BEGIN STORED DATA

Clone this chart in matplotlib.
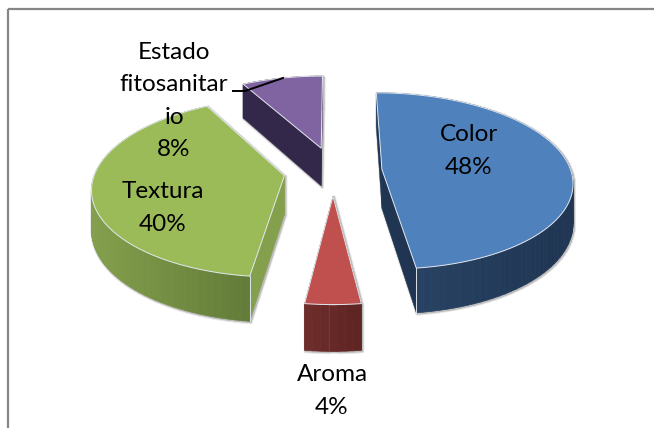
import numpy as np
import matplotlib
matplotlib.use("Agg")
import matplotlib.pyplot as plt
from matplotlib.colors import to_rgb

labels = ["Color", "Aroma", "Textura", "Estado\nfitosanitar\nio"]
values = [48, 4, 40, 8]
top_colors = ["#4f81bd", "#c0504d", "#9bbb59", "#8064a2"]
wall_dark = ["#1f3552", "#5e2523", "#5c7435", "#33284a"]
wall_light = ["#2b4668", "#702e2c", "#84a04c", "#33284a"]
label_xy = [(469, 151), (332, 391), (163, 208), (174, 101)]

# projection parameters (pixels)
XC, YC, RX, RY, KP, EX, EY, H0 = 333, 171, 189, 87, 0.13, 0.26, 0.28, 39


def project(X, Y, drop=0.0):
    w = 1 + KP * Y
    return XC + RX * X / w, YC - (RY * Y - drop) / w


fig = plt.figure(figsize=(6.54, 4.28), dpi=100)
ax = fig.add_axes([0, 0, 1, 1])
ax.set_xlim(0, 654)
ax.set_ylim(428, 0)
ax.axis("off")
plt.rcParams["font.family"] = ["Lato", "DejaVu Sans"]

# chart frame
ax.plot([7.5, 7.5], [428, 8.5], color="#868686", lw=1.6, solid_capstyle="butt")
ax.plot([7.5, 654], [8.5, 8.5], color="#868686", lw=1.6, solid_capstyle="butt")

fr = np.array(values) / sum(values)
ends = np.cumsum(fr) * 2 * np.pi
starts = ends - fr * 2 * np.pi
order = [3, 0, 2, 1]

for i in order:
    a0, a1 = starts[i], ends[i]
    mid = (a0 + a1) / 2
    ox, oy = EX * np.sin(mid), EY * np.cos(mid)
    th = np.linspace(a0, a1, max(int(np.degrees(a1 - a0) / 2), 8))
    OX = ox + np.sin(th)
    OY = oy + np.cos(th)
    # closed slice outline on the pie plane
    PX = np.r_[ox, OX]
    PY = np.r_[oy, OY]
    tx, ty = project(PX, PY)
    bx, by = project(PX, PY, H0)

    # soft shadow
    for grow, col in ((2.6, "#e6e6e6"), (1.2, "#bdbdbd")):
        for j in range(len(tx)):
            k = (j + 1) % len(tx)
            ax.fill([tx[j] + 1, tx[k] + 1, bx[k] + 1, bx[j] + 1],
                    [ty[j] + 1, ty[k] + 1, by[k] + 1, by[j] + 1],
                    color=col, lw=grow, zorder=1, joinstyle="round")

    # walls
    z = 2 + order.index(i)
    d, l = np.array(to_rgb(wall_dark[i])), np.array(to_rgb(wall_light[i]))
    xmin, xmax = tx.min(), tx.max()
    # radial walls
    for j, k in ((0, 1), (-1, 0)):
        ax.fill([tx[j], tx[k], bx[k], bx[j]], [ty[j], ty[k], by[k], by[j]],
                color=wall_light[i] if i == 2 else wall_dark[i], lw=0.3, zorder=z,
                joinstyle="round")
    # outer wall split into strips for the shading
    for j in range(1, len(tx) - 1):
        t = 1 - (tx[j] - xmin) / max(xmax - xmin, 1)
        c = d + (l - d) * t
        ax.fill([tx[j], tx[j + 1], bx[j + 1], bx[j]],
                [ty[j], ty[j + 1], by[j + 1], by[j]], color=c, lw=0.5, zorder=z,
                joinstyle="round")
    # top
    ax.fill(tx, ty, facecolor=top_colors[i], edgecolor="#e3e8ee", lw=0.7, zorder=z + 0.5,
            joinstyle="round")
    # highlight on the nearest vertical corner
    n = int(np.argmax(ty))
    if i in (0, 2):
        ax.plot([tx[n], bx[n]], [ty[n], by[n]], color="#dde2e8", lw=0.7, zorder=z + 0.6)

    ax.text(*label_xy[i], f"{labels[i]}\n{values[i]}%", ha="center", va="center",
            fontsize=17.5, color="black", linespacing=1.67, zorder=20)

# leader line of the last label
ax.plot([233, 245, 283], [91, 91, 78], color="black", lw=1.4, zorder=21)

fig.savefig("out.png", dpi=100)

END STORED DATA

◆ AIM
Repeat the data exactly, without the pictures.

◆ RESULT FOR THIS TASK
Clone this chart in matplotlib.
import numpy as np
import matplotlib
matplotlib.use("Agg")
import matplotlib.pyplot as plt
from matplotlib.colors import to_rgb

labels = ["Color", "Aroma", "Textura", "Estado\nfitosanitar\nio"]
values = [48, 4, 40, 8]
top_colors = ["#4f81bd", "#c0504d", "#9bbb59", "#8064a2"]
wall_dark = ["#1f3552", "#5e2523", "#5c7435", "#33284a"]
wall_light = ["#2b4668", "#702e2c", "#84a04c", "#33284a"]
label_xy = [(469, 151), (332, 391), (163, 208), (174, 101)]

# projection parameters (pixels)
XC, YC, RX, RY, KP, EX, EY, H0 = 333, 171, 189, 87, 0.13, 0.26, 0.28, 39


def project(X, Y, drop=0.0):
    w = 1 + KP * Y
    return XC + RX * X / w, YC - (RY * Y - drop) / w


fig = plt.figure(figsize=(6.54, 4.28), dpi=100)
ax = fig.add_axes([0, 0, 1, 1])
ax.set_xlim(0, 654)
ax.set_ylim(428, 0)
ax.axis("off")
plt.rcParams["font.family"] = ["Lato", "DejaVu Sans"]

# chart frame
ax.plot([7.5, 7.5], [428, 8.5], color="#868686", lw=1.6, solid_capstyle="butt")
ax.plot([7.5, 654], [8.5, 8.5], color="#868686", lw=1.6, solid_capstyle="butt")

fr = np.array(values) / sum(values)
ends = np.cumsum(fr) * 2 * np.pi
starts = ends - fr * 2 * np.pi
order = [3, 0, 2, 1]

for i in order:
    a0, a1 = starts[i], ends[i]
    mid = (a0 + a1) / 2
    ox, oy = EX * np.sin(mid), EY * np.cos(mid)
    th = np.linspace(a0, a1, max(int(np.degrees(a1 - a0) / 2), 8))
    OX = ox + np.sin(th)
    OY = oy + np.cos(th)
    # closed slice outline on the pie plane
    PX = np.r_[ox, OX]
    PY = np.r_[oy, OY]
    tx, ty = project(PX, PY)
    bx, by = project(PX, PY, H0)

    # soft shadow
    for grow, col in ((2.6, "#e6e6e6"), (1.2, "#bdbdbd")):
        for j in range(len(tx)):
            k = (j + 1) % len(tx)
            ax.fill([tx[j] + 1, tx[k] + 1, bx[k] + 1, bx[j] + 1],
                    [ty[j] + 1, ty[k] + 1, by[k] + 1, by[j] + 1],
                    color=col, lw=grow, zorder=1, joinstyle="round")

    # walls
    z = 2 + order.index(i)
    d, l = np.array(to_rgb(wall_dark[i])), np.array(to_rgb(wall_light[i]))
    xmin, xmax = tx.min(), tx.max()
    # radial walls
    for j, k in ((0, 1), (-1, 0)):
        ax.fill([tx[j], tx[k], bx[k], bx[j]], [ty[j], ty[k], by[k], by[j]],
                color=wall_light[i] if i == 2 else wall_dark[i], lw=0.3, zorder=z,
                joinstyle="round")
    # outer wall split into strips for the shading
    for j in range(1, len(tx) - 1):
        t = 1 - (tx[j] - xmin) / max(xmax - xmin, 1)
        c = d + (l - d) * t
        ax.fill([tx[j], tx[j + 1], bx[j + 1], bx[j]],
                [ty[j], ty[j + 1], by[j + 1], by[j]], color=c, lw=0.5, zorder=z,
                joinstyle="round")
    # top
    ax.fill(tx, ty, facecolor=top_colors[i], edgecolor="#e3e8ee", lw=0.7, zorder=z + 0.5,
            joinstyle="round")
    # highlight on the nearest vertical corner
    n = int(np.argmax(ty))
    if i in (0, 2):
        ax.plot([tx[n], bx[n]], [ty[n], by[n]], color="#dde2e8", lw=0.7, zorder=z + 0.6)

    ax.text(*label_xy[i], f"{labels[i]}\n{values[i]}%", ha="center", va="center",
            fontsize=17.5, color="black", linespacing=1.67, zorder=20)

# leader line of the last label
ax.plot([233, 245, 283], [91, 91, 78], color="black", lw=1.4, zorder=21)

fig.savefig("out.png", dpi=100)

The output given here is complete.